The World Health Organisation (WHO) has approved Covid-19 vaccine Covovax for emergency use, expanding the basket of WHO-validated vaccines against the SARS-CoV-2 virus to nine. The vaccine is produced by the Serum Institute of India (SII) under licence from the U.S.-based Novavax. Covovax is part of WHO's COVAX facility portfolio, established to ensure adequate supply of Covid-19 vaccines to people in lower-income countries.
WHO chief scientist Soumya Swaminathan congratulated Serum Institute, its CEO Adar Poonawalla and Novavax for offering one more highly effective and safe vaccine for COVAX and the world.
WHO’s emergency use listing (EUL) assesses the quality, safety and efficacy of Covid-19 vaccines and is a prerequisite for COVAX vaccine supply.

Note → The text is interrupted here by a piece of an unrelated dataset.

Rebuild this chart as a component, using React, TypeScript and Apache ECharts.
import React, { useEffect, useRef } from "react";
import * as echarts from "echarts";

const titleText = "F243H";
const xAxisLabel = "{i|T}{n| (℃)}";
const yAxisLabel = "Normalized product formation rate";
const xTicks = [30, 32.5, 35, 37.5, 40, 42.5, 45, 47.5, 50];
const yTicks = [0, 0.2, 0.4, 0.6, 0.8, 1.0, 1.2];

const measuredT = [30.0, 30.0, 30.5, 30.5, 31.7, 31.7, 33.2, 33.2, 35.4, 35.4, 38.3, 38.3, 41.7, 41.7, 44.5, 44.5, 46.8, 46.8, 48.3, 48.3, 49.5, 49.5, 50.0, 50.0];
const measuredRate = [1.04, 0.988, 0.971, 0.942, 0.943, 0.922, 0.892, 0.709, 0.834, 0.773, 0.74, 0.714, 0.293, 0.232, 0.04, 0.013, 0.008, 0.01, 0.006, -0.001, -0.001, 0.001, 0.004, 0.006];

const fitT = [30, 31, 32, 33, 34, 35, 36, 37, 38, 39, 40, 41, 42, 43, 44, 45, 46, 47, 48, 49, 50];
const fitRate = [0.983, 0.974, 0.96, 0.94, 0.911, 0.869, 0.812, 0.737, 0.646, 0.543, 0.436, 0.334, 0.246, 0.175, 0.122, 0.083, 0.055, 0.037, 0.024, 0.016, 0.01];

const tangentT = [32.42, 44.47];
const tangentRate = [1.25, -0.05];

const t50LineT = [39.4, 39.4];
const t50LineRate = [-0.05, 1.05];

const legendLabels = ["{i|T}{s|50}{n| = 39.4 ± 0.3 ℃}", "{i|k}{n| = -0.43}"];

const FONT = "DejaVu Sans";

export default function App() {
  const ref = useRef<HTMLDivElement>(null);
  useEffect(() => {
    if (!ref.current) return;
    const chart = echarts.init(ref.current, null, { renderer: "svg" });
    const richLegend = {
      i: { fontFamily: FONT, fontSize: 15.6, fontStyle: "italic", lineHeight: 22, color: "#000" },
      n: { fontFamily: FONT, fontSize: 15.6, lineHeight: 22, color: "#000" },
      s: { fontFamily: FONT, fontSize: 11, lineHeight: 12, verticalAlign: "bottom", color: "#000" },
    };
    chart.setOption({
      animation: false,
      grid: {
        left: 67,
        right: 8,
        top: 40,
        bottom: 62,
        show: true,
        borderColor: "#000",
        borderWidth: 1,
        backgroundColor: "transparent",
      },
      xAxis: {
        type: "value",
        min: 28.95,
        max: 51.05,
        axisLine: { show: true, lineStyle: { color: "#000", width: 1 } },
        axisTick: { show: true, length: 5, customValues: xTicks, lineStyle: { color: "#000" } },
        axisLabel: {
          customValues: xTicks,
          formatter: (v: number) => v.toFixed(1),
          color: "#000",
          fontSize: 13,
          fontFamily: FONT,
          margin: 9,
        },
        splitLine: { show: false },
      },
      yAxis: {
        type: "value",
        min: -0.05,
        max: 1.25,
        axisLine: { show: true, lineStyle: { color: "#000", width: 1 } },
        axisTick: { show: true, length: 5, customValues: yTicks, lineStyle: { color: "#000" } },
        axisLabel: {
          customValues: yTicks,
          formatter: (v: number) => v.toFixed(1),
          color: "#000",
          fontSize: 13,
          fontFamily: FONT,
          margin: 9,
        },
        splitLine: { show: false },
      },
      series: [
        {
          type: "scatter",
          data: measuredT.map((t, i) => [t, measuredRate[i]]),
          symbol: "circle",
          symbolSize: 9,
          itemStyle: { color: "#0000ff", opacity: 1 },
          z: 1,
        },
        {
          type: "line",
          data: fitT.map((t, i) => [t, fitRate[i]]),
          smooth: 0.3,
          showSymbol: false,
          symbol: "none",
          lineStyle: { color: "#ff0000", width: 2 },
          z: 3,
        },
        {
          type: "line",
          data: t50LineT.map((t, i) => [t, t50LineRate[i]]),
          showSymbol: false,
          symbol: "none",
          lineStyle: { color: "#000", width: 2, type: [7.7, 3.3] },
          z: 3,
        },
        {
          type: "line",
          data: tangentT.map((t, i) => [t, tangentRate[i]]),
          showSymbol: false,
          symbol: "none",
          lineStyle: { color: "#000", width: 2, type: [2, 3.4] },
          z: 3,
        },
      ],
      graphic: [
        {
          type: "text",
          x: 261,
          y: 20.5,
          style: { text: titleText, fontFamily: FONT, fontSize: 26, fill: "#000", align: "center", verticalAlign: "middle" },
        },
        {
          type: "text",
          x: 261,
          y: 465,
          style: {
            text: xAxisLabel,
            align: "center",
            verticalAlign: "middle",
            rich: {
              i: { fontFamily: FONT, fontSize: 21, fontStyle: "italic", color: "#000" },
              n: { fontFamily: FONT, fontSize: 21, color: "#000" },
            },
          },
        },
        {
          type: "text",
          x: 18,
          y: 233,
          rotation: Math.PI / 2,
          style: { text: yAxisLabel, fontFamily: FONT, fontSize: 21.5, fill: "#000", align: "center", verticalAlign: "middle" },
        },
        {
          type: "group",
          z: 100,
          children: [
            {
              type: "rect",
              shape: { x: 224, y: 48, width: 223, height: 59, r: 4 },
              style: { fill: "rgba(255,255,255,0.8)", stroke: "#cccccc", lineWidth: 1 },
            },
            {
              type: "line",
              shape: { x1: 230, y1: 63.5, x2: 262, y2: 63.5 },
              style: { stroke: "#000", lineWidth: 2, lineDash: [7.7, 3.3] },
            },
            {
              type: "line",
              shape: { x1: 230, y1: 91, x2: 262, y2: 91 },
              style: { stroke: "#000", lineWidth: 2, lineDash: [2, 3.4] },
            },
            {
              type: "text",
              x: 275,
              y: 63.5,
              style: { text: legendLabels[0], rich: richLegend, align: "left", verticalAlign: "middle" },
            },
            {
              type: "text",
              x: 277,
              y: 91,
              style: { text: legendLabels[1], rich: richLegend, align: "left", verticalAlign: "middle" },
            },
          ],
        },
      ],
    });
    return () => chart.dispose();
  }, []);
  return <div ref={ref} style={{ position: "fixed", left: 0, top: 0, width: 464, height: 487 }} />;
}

It also allows countries to expedite their own regulatory approval to import and administer Covid-19 vaccines. ‘This listing aims to increase access particularly in lower-income countries, 41 of which have still not been able to vaccinate 10% of their populations, while 98 countries have not reached 40%,” said Dr Mariângela Simão, WHO's assistant director general for access to medicines and health products.

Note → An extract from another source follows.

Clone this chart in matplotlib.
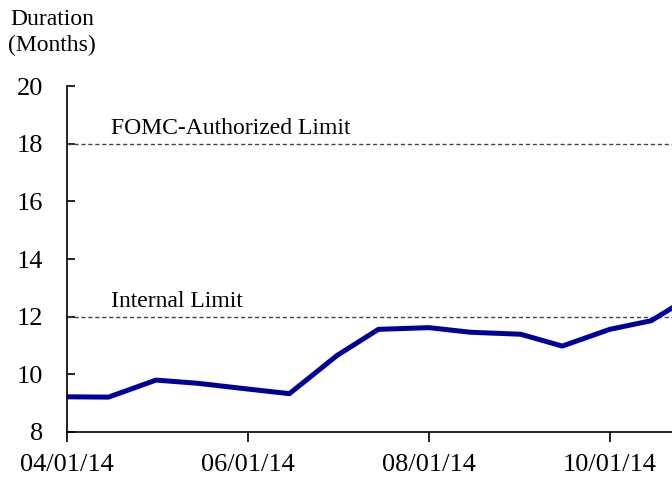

Covovax is a sub-unit of the vaccine developed by Novavax and the Coalition for Epidemic Preparedness Innovations (CEPI). It requires two doses and is stable at 2 to 8 degrees Celsius refrigerated temperatures. The vaccine uses a novel platform and is produced by creating an engineered baculovirus containing a gene for a modified SARS-CoV-2 spike protein, a WHO statement said.
The originator product produced by Novavax, named Nuvaxovid, is currently under assessment by the European Medicines Agency (EMA). WHO will complete its own assessment of this vaccine once the EMA has issued its recommendation.

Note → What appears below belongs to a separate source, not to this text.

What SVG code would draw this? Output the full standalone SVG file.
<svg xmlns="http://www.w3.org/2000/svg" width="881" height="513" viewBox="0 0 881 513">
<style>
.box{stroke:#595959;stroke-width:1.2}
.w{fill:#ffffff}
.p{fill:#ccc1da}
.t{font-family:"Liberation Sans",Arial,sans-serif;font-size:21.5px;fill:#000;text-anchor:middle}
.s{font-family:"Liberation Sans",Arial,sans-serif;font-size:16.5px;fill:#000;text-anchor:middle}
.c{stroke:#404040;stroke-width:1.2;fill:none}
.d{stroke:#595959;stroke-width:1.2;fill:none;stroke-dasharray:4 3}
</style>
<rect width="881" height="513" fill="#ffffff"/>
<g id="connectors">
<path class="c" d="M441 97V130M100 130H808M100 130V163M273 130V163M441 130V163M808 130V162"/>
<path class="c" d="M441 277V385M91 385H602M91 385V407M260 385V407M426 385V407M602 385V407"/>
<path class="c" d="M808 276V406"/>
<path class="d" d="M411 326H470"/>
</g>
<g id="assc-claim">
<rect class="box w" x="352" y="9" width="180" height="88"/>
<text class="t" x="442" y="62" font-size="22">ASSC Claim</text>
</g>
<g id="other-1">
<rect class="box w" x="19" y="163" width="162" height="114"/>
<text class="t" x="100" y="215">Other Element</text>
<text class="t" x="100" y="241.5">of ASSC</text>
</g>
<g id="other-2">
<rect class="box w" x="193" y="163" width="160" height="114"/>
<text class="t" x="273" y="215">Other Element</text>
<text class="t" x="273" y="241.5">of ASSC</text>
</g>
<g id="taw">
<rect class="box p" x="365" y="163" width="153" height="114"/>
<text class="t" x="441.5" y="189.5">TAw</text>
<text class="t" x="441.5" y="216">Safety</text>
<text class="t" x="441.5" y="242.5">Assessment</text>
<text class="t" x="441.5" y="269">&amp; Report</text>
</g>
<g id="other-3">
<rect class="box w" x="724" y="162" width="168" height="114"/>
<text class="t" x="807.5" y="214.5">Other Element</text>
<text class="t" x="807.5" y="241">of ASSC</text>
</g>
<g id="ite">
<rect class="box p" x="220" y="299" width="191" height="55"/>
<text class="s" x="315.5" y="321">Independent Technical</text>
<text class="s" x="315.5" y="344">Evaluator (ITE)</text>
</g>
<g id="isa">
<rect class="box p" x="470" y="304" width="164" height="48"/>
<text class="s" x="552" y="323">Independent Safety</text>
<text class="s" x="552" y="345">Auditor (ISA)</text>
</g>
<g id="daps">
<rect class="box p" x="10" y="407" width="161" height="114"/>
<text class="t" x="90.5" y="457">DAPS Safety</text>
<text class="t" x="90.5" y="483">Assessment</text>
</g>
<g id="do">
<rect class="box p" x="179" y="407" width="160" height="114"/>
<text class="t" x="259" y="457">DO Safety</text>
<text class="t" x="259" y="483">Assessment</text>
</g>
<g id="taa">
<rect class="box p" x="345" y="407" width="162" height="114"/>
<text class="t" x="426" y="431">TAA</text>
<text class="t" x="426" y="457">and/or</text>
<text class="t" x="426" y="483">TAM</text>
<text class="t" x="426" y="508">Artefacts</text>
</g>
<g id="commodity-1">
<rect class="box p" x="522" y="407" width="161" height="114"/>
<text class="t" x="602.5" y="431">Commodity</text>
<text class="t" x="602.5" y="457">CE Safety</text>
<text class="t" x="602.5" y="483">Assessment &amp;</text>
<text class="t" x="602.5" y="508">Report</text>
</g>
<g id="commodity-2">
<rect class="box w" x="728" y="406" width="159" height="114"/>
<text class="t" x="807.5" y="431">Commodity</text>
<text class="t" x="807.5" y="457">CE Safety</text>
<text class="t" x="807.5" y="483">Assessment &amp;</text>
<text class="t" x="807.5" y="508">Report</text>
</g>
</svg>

The EUL procedure assesses the suitability of novel health products during public health emergencies. The objective is to make medicines, vaccines and diagnostics available as rapidly as possible to address the emergency while adhering to stringent criteria of safety, efficacy and quality. The assessment weighs the threat posed by the emergency as well as the benefit that would accrue from the use of the product against any potential risks.